Pues al Nash de la vida real, ya viejo y estabilizado, le preguntaron cómo un hombre tan inteligente podía haber dado pábulo a algo tan absurdo como esa conspiración soviética.
Su respuesta es una linterna que da vértigo: no podía diferenciarlas, confesó, porque esta idea provenía del mismo sitio del que le había llegado la teoría de los juegos con la que ganó el Nobel de Economía.
Es decir, que la genialidad y la estupidez se generan por igual en un sitio ajeno a la conciencia.
Pienso en esto al leer 'Incógnito. Las vidas secretas del cerebro', de David Eagleman, quien advierte desde el principio el derrumbe de nuestro pretencioso yo, pues nuestra mente consciente no es el centro de nosotros mismos, sino una parte marginal del espléndido universo del cerebro donde miles de millones de células y de circuitos desarrollan una actividad frenética 24/7.
De eso tenemos noticia en forma de corazonadas, presentimientos, intuiciones y chispazos geniales.
"Cuando una idea sale a escena –anota Eagleman– su circuito nervioso lleva horas, días o años trabajando en ella, consolidando información y probando nuevas combinaciones".
Este destronamiento del yo es comparable con el causado por Galileo cuando afirmó que la Tierra no era el centro del universo porque giraba alrededor del Sol.
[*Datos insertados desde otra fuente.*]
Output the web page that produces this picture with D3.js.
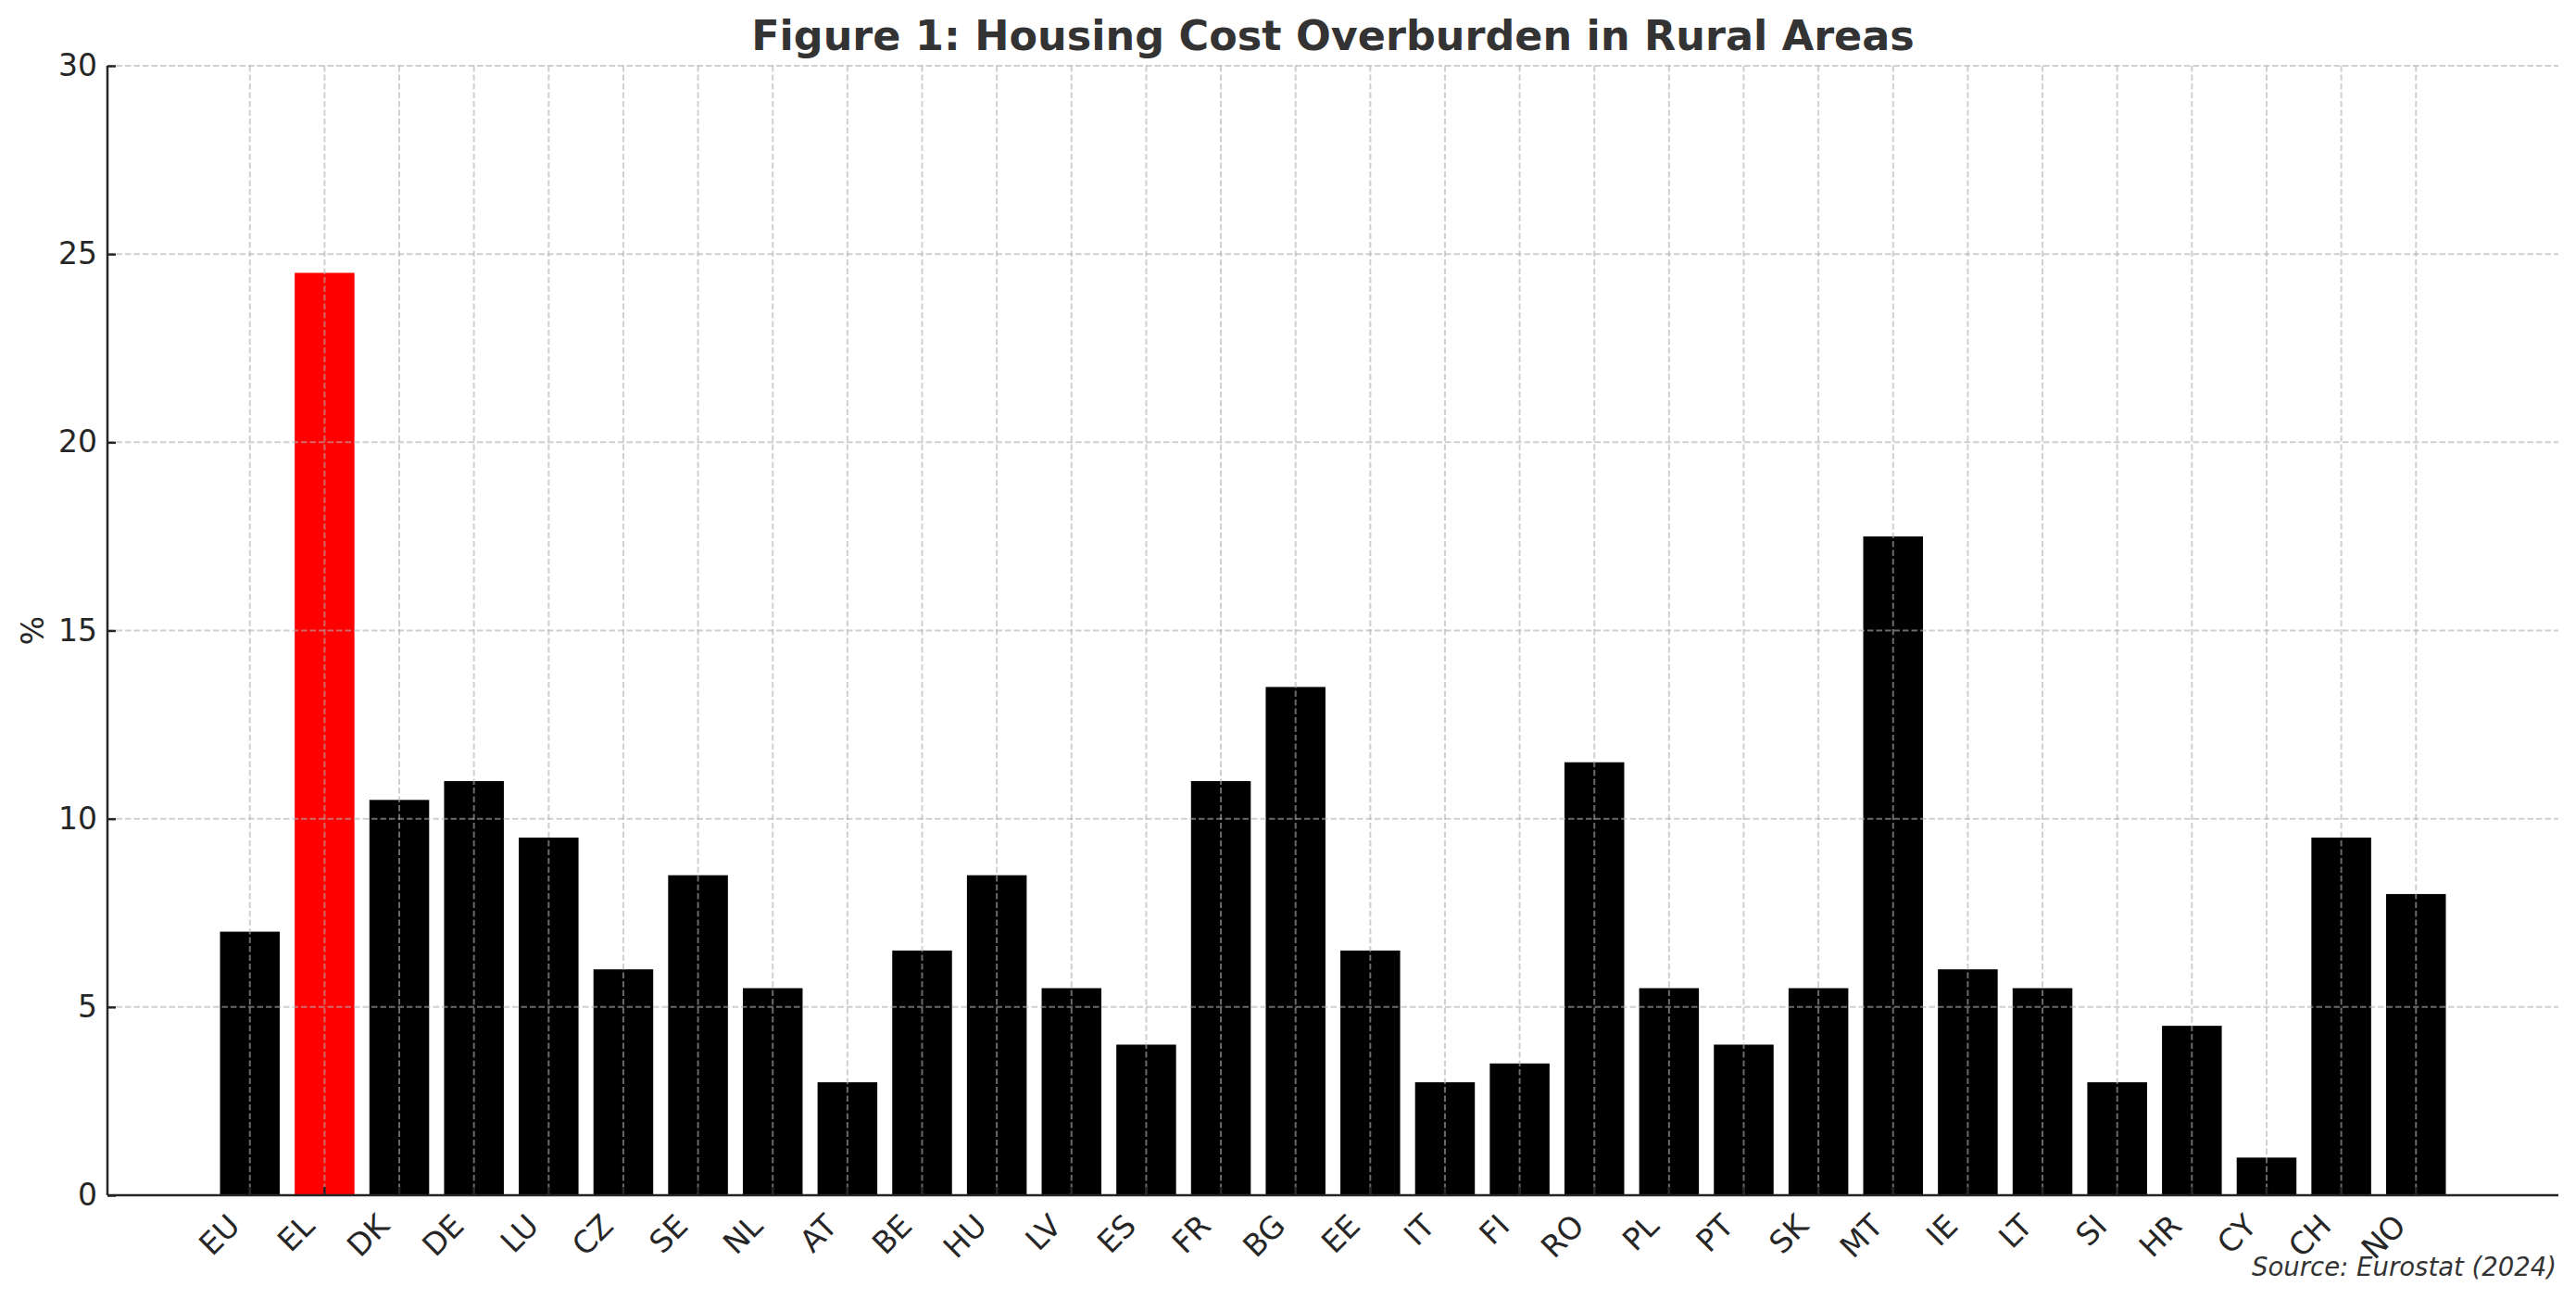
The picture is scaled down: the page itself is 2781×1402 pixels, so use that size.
<!DOCTYPE html>
<html>
<head>
<meta charset="utf-8">
<script src="https://cdn.jsdelivr.net/npm/d3@7"></script>
<style>
  html, body { margin: 0; padding: 0; background: #fff; }
  svg { display: block; font-family: "DejaVu Sans", sans-serif; }
</style>
</head>
<body>
<script>
const categories = ["EU","EL","DK","DE","LU","CZ","SE","NL","AT","BE","HU","LV","ES","FR","BG","EE","IT","FI","RO","PL","PT","SK","MT","IE","LT","SI","HR","CY","CH","NO"];
const values = [7, 24.5, 10.5, 11, 9.5, 6, 8.5, 5.5, 3, 6.5, 8.5, 5.5, 4, 11, 13.5, 6.5, 3, 3.5, 11.5, 5.5, 4, 5.5, 17.5, 6, 5.5, 3, 4.5, 1, 9.5, 8];
const yTicks = [0, 5, 10, 15, 20, 25, 30];
const highlight = "EL";
const titleText = "Figure 1: Housing Cost Overburden in Rural Areas";
const yLabel = "%";
const sourceText = "Source: Eurostat (2024)";

const W = 2781, H = 1402;
const mLeft = 116, mRight = 2762, mTop = 71, mBottom = 1290;

const svg = d3.select("body").append("svg").attr("width", W).attr("height", H);

const x = d3.scaleBand().domain(categories).range([mLeft, mRight])
  .paddingInner(0.2).paddingOuter(1.507);
const y = d3.scaleLinear().domain([0, 30]).range([mBottom, mTop]);

// bars
svg.append("g").selectAll("rect").data(categories).join("rect")
  .attr("x", d => x(d))
  .attr("width", x.bandwidth())
  .attr("y", (d, i) => y(values[i]))
  .attr("height", (d, i) => y(0) - y(values[i]))
  .attr("fill", d => d === highlight ? "#ff0000" : "#000000");

// grid
const grid = svg.append("g").attr("stroke", "#b0b0b0").attr("stroke-opacity", 0.6)
  .attr("stroke-width", 2).attr("stroke-dasharray", "6.5,3");
grid.selectAll("line.h").data(yTicks).join("line").attr("class", "h")
  .attr("x1", mLeft).attr("x2", mRight)
  .attr("y1", d => y(d)).attr("y2", d => y(d));
grid.selectAll("line.v").data(categories).join("line").attr("class", "v")
  .attr("x1", d => x(d) + x.bandwidth() / 2).attr("x2", d => x(d) + x.bandwidth() / 2)
  .attr("y1", mTop).attr("y2", mBottom);

// y axis
const yAxis = svg.append("g").attr("transform", `translate(${mLeft},0)`)
  .call(d3.axisLeft(y).tickValues(yTicks).tickSizeInner(-9).tickSizeOuter(0).tickPadding(11));
yAxis.select(".domain").attr("stroke", "#262626").attr("stroke-width", 2.5)
  .attr("d", `M0,${mBottom}V${mTop}`);
yAxis.selectAll(".tick line").attr("stroke", "#262626").attr("stroke-width", 2.5);
yAxis.selectAll(".tick text").attr("fill", "#262626")
  .style("font-size", "33px").style("font-family", "DejaVu Sans");

// x axis
const xAxis = svg.append("g").attr("transform", `translate(0,${mBottom})`)
  .call(d3.axisBottom(x).tickSizeInner(-9).tickSizeOuter(0).tickPadding(0));
xAxis.select(".domain").attr("stroke", "#262626").attr("stroke-width", 2.5)
  .attr("d", `M${mLeft},0H${mRight}`);
xAxis.selectAll(".tick line").attr("stroke", "#262626").attr("stroke-width", 2.5);
xAxis.selectAll(".tick text")
  .attr("fill", "#262626")
  .style("font-size", "33px").style("font-family", "DejaVu Sans")
  .attr("text-anchor", "end")
  .attr("dy", null)
  .attr("y", null)
  .attr("transform", "translate(-9,35) rotate(-45)");

// y label
svg.append("text")
  .attr("transform", `translate(35,${(mTop + mBottom) / 2}) rotate(-90)`)
  .attr("text-anchor", "middle").attr("dy", "0.35em")
  .attr("fill", "#262626").style("font-size", "33px")
  .text(yLabel);

// title
svg.append("text")
  .attr("x", (mLeft + mRight) / 2).attr("y", 54)
  .attr("text-anchor", "middle")
  .attr("fill", "#333333").style("font-size", "44.5px").style("font-weight", "bold")
  .text(titleText);

// source
svg.append("text")
  .attr("x", 2760).attr("y", 1377)
  .attr("text-anchor", "end")
  .attr("fill", "#333333").style("font-size", "27.5px").style("font-style", "italic")
  .text(sourceText);
</script>
</body>
</html>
Sí, la Inquisición le obligó a retractarse, pero la Tierra siguió moviéndose y su cerebro elucubrando.
En su apasionante libro, Eagleman desarrolla decenas de temas importantes que requerirían sendas columnas.
La realidad, por ejemplo, no existe como tal, sino como la va interpretando el cerebro por su cuenta, a partir de los estímulos que entran por los sentidos al sistema nervioso, donde hay millones de patrones de cuyo funcionamiento no somos conscientes.
Esto pone en entredicho la idea misma de libertad, apuntalada en mi juventud por el Sartre existencialista: como Dios ha muerto, estamos condenados a ser libres y nuestro destino depende de lo que hagamos con lo que hicieron de nosotros.
Ni tanto pues, en realidad, las decisiones, las ilusiones, los deseos, se juegan en el intrincado laberinto de cada cerebro, ese incógnito que funciona con billones de impulsos electroquímicos.
Por ello, nuestra intervención más efectiva sobre ese proceso no se da leyendo a filósofos, neurólogos o articulistas, sino tomando alcohol, o calmantes, o estimulantes y alucinógenos que sobrepasan los límites de la razón y nos acercan a la verdad de la milanesa.